Saturday, June 5, 2010

The Library: there for you and me

That's one of the things I love the most about the library. Some visits make it harder to love than others, but still, I enjoy it. I enjoy seeing the recent immigrant adults learning English from the books in the children's room. I enjoy seeing the teenage girls check out armloads of Gossip Girl books. I like the nostalgia of the mom trying to explain to her six-year-old that there is NO WAY he's going to be able to read all of those books in a month and he has to put some back.
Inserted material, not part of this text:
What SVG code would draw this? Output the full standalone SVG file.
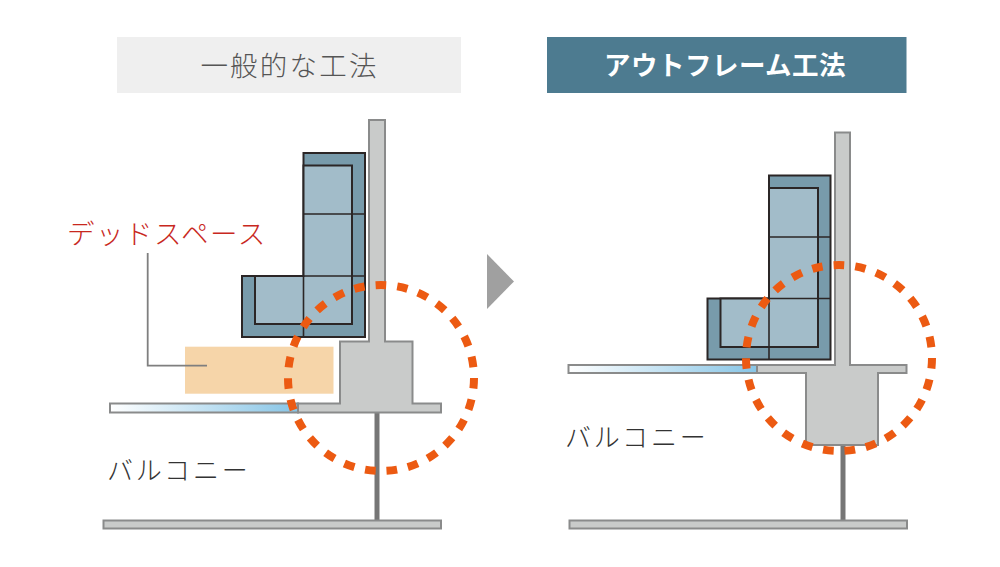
<svg xmlns="http://www.w3.org/2000/svg" width="1000" height="567" viewBox="0 0 1000 567">
<style>
text{font-family:"Noto Sans CJK JP","Noto Sans CJK SC",sans-serif;font-weight:300}
.con{fill:#c9cbca;stroke:#8a8b8b;stroke-width:2}
.pil{fill:none;stroke:#767676;stroke-width:5}
.sofa{fill:#789bab;stroke:#2b2626;stroke-width:2}
.in{fill:#a2bcc9;stroke:#2b2626;stroke-width:2}
.ln{fill:none;stroke:#2b2626;stroke-width:1.600}
.dash{fill:none;stroke:#ec5a12;stroke-width:8;stroke-dasharray:10.6 11}
.glass{fill:url(#g);stroke:#8a8b8b;stroke-width:2}
.lbl{font-size:26px;letter-spacing:2.800px;fill:#333}
</style>
<defs><linearGradient id="g"><stop offset="0" stop-color="#fff"/><stop offset="1" stop-color="#87c5e6"/></linearGradient></defs>
<g id="header-left"><rect x="117" y="37" width="344" height="56" fill="#efefef"/><text x="289.500" y="76" font-size="27.500" letter-spacing="2.200" text-anchor="middle" fill="#555">一般的な工法</text></g>
<g id="header-right"><rect x="547" y="37" width="359.500" height="56" fill="#4d7b90"/><text x="725" y="75" font-size="26.500" letter-spacing="0.500" text-anchor="middle" fill="#fff" style="font-weight:700">アウトフレーム工法</text></g>
<polygon id="arrow" points="487,254 514,281.500 487,309" fill="#a0a0a0"/>
<g id="deadspace"><rect x="185" y="346.700" width="148.500" height="47" fill="#f6d5a9"/></g>
<g id="connectors"><path d="M147.700 253V365.700H207" fill="none" stroke="#7f7f7f" stroke-width="1.800"/></g>
<g id="label-dead"><text x="67" y="244" font-size="27.500" letter-spacing="1.500" fill="#c8281e">デッドスペース</text></g>
<g id="structure-left">
<path class="pil" d="M377 412V521"/>
<rect class="con" x="103.500" y="520.500" width="337.500" height="8"/>
<path class="con" d="M369 120H385V341.500H412.500V403.500H441V412.500H298V403.500H340V341.500H369Z"/>
<rect class="glass" x="110" y="403.500" width="188" height="9"/>
</g>
<g id="sofa-left">
<path class="sofa" d="M303.500 153H365V337H242V276H303.500Z"/>
<path class="in" d="M303.500 165.500H352V324H255V276H303.500Z"/>
<path class="ln" d="M303.500 214H365M303.500 276H365M303.500 276V337"/>
</g>
<g id="label-balcony-left"><text class="lbl" x="107" y="480">バルコニー</text></g>
<g id="structure-right">
<path class="pil" d="M843 445V521"/>
<rect class="con" x="569.500" y="520.500" width="337.500" height="8"/>
<path class="con" d="M835 132.500H850V365H906.500V373H878V445H806V373H757V365H835Z"/>
<rect class="glass" x="568.500" y="365" width="188.500" height="8"/>
</g>
<g id="sofa-right">
<path class="sofa" d="M769 175.500H830.500V359.500H707.500V298.500H769Z"/>
<path class="in" d="M769 188H818V347H720.500V298.500H769Z"/>
<path class="ln" d="M769 237H830.500M769 298.500H830.500M769 298.500V359.500"/>
</g>
<g id="label-balcony-right"><text class="lbl" x="565" y="447">バルコニー</text></g>
<g id="highlight">
<path class="dash" stroke-dashoffset="5.300" d="M381 285A93 93 0 1 1 381 471A93 93 0 1 1 381 285Z"/>
<path class="dash" stroke-dashoffset="5.300" d="M839 265A93 93 0 1 1 839 451A93 93 0 1 1 839 265Z"/>
</g>
</svg>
Free For All by Don Borchert is an insider's look at the drama that parades by the checkout desk daily. Borchert works in a branch library in the Los Angeles system, located near a public school, and he sees it all. The older woman who confesses, one day, that she loves to bake but has no audience, and wonders if she might bring her treats in for the staff. The woman who returns every year with a new last name, takes out a new card and racks up hundreds in fines, and uses the library as a babysitting service. The flying saucer man. The pervert who chats up the preteen girls doing their homework. The Great Korean Mom Fight in the parking lot.

Not all of the stories in the book are happy, of course. But it's a funny book, and uplifting in a weird way. Borchert is a very empathetic writer, especially when he's talking about some of his nuttier patrons. The book makes you glad that the library is there for people who may have no one or nothing else. It's one of the few places you can go that's not home or work where you're not expected to buy something. It's there whenever you have a question about anything in life, from: "what type of taillights does my 1992 Lincoln Mercury take?" to "why is everyone tossing my resume in the trash bin?" to "do bluebells grow well in this climate?" It cares not one whit whether you're the type to pose about ten of these questions a week, or if this is the first and last time you'll ask.

Borchert feels this way too, and though he never comes out and says it, that sentiment imbues every sentence of the book. In an era where so many people desperately cling to jobs they despise because, hey, at least they have one, it's nice to read a book by someone who genuinely loves and believes in what he does.